К началу 1797 года фельдмаршал чувствовал себя в тупике, в западне. Терпеть торжество пруссачества не было мочи. Русскую армию – сильнейшую в мире – раздирали, вытаптывали. В начале января Суворов подаёт государю рапорт с просьбой отправить его в годичный отпуск «в здешние мои Кобринские деревни», для восстановления сил. Павел ответил отказом. Через месяц, 3 февраля, Суворов направил в Петербург прошение об отставке.
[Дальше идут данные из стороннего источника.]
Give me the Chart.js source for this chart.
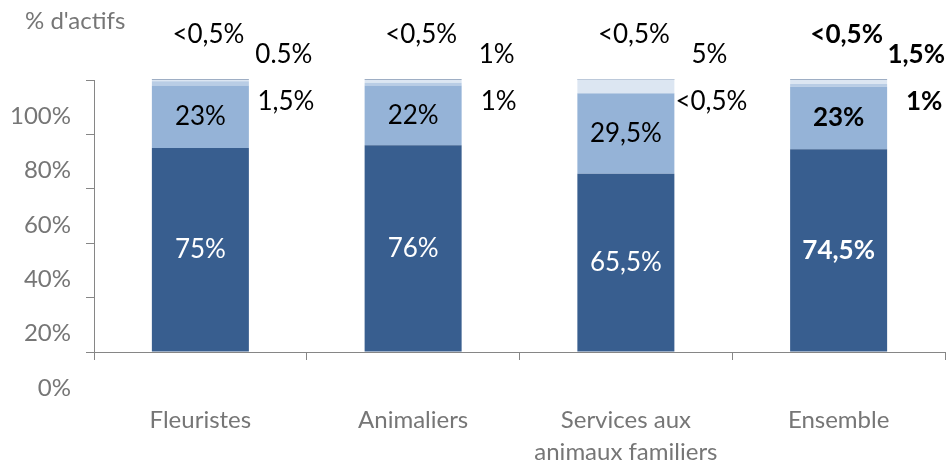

И получил удивительно быстрый ответ – от генерал-адъютанта его императорского величества Фёдора Ростопчина: «Государь император, получа донесения вашего сиятельства от 3 февраля, соизволил указать мне доставить к сведению вашему, что желание ваше предупреждено было и что вы отставлены ещё 6-го числа сего месяца».
Молва сохранила императорский комментарий к отставке, брошенный им на разводе полков столичного гарнизона: «Фельдмаршал граф Суворов, отнесясь, что так как войны нет и ему делать нечего, за подобный отзыв отставляется от службы». Суворов был отставлен без почётного права ношения фельдмаршальского мундира.
Победитель ещё полтора месяца прожил при армии, в Тульчине, ожидая разрешения на отъезд из армии. Наконец, сдал командование Екатеринослав-ской дивизией генерал-лейтенанту А. А. Беклешову – и отбыл в Кобрин. Но в кобринском имении Суворова ждал новый императорский указ, который доставил печально известный, благодаря этой миссии, коллежский асессор Николев: царь запрещал Суворову оставаться в Кобрине. Ему предписывалось поселиться в Кончанском – в своём далёком северном имении. Это напоминало арест. Николев исполнял полицейскую обязанность надзора за отставным фельдмаршалом.
Государь отстранил Суворова от армии, отправив героя в отставку и ссылку. Суворов прощался с армией. Эти драматичные часы отразились во многих легендах, подчеркнувших суворовское умение подчиниться приказу, даже если приказ кажется несправедливым. Генерал А. П. Ермолов рассказывал: «Однажды, говоря об императоре Павле, он (Каховский. – А.З.) сказал Суворову: «Удивляюсь вам, граф, как вы, боготворимый войсками, имея такое влияние на умы русских, в то время как близ вас находится столько войск, соглашаетесь повиноваться Павлу». Суворов подпрыгнул и перекрестил рот Каховскому: «Молчи, молчи, – сказал он. – Не могу. Кровь сограждан!». Суворов не пошел на расшатывание армии и государственности, не пошёл на смуту. Свой долг он видел в пресечении крамолы, а не в устройстве потрясений ради собственного честолюбия. В этом Суворов отличался от другого великого полководца того времени, младшего современника нашего героя, Наполеона Бонапарта… Скверно учились у Суворова государственнической дисциплине и некоторые наши неудачливые наполеоны XX века… А боевой полковник А. М. Каховский – родной дядя будущего декабриста П. Г. Каховского – был разоблачён как заговорщик в 1798 году, лишён дворянства и пожизненно заключён в Динамюндской крепости, что в устье Западной Двины. В 1799 году Суворов хлопотал за героя Измаила и Праги перед государем. Но амнистировали Каховского только после гибели Павла.